Electrolyte-engineered in-situ formation of Mn-based cathode composite with cotton fiber derived hierarchical porous carbon for high-performance zinc-ion hybrid supercapacitors

This study introduces an advanced zinc-ion hybrid supercapacitor (ZIHS) with optimized electrolyte composition and cathode material modifications to enhance electrochemical performance. Hierarchically porous activated carbon derived from the Red Cotton Tree was utilized as the cathode, offering improved ion diffusion and charge storage capability.
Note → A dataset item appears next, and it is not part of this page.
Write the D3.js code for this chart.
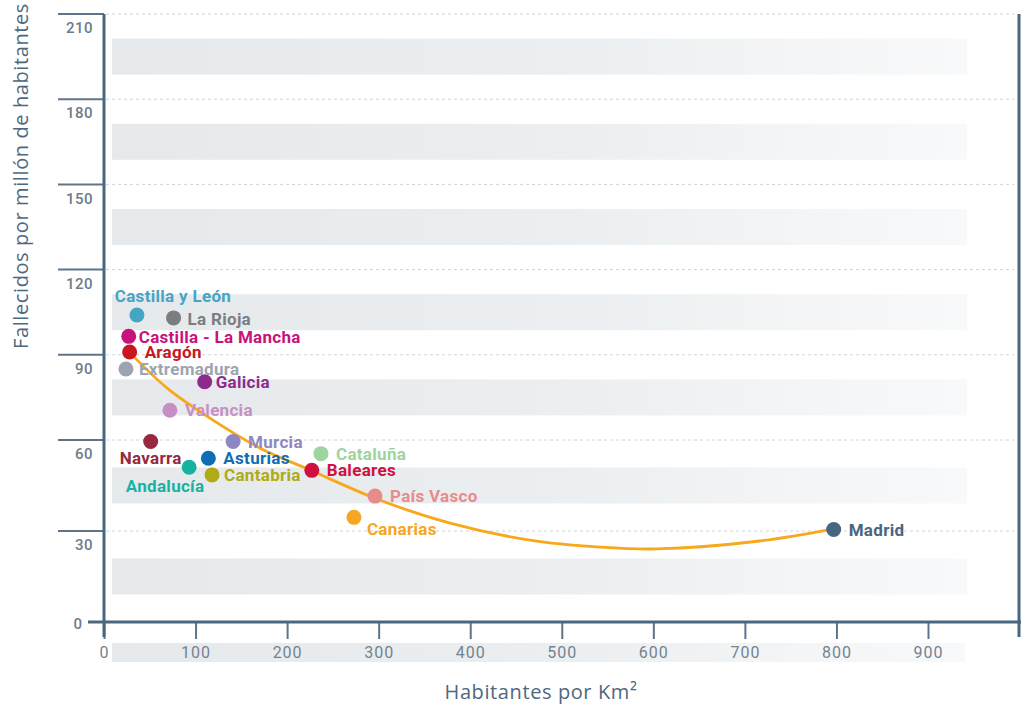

Remarkably, a systematic investigation of MnSO₄ concentrations in a 2 M ZnSO₄ electrolyte identified 0.5 M MnSO₄ as the optimal concentration, significantly boosting capacitance retention by 172 % after 2000 cycles and achieving a maximum specific capacitance of 281 F g⁻¹. Electrochemical tests confirmed the synergistic effect of redox reactions and electric double-layer capacitance, resulting in a high energy density of 288.6 Wh kg⁻¹ and a power density of 497.8 W kg⁻¹ at 0.5 A g⁻¹. The in-situ formation of manganese-based active species during cycling is a primary reason for the significant contribution of redox reactions in the electrochemical mechanism, as well as the elevated specific capacitance observed during cycling. Post-cycling XRD, FTIR, SEM, and EDS analyses revealed the in-situ formation of battery-type Mn-based active sites—specifically MnCO₃, Mn₂O₃, and MnO₂, on the electrochemical double layer capacitor-type porous activated carbon cathode, contributing to enhanced performance and stability. This study demonstrates a sustainable and scalable approach to high-performance ZIHSs, paving the way for future energy storage applications.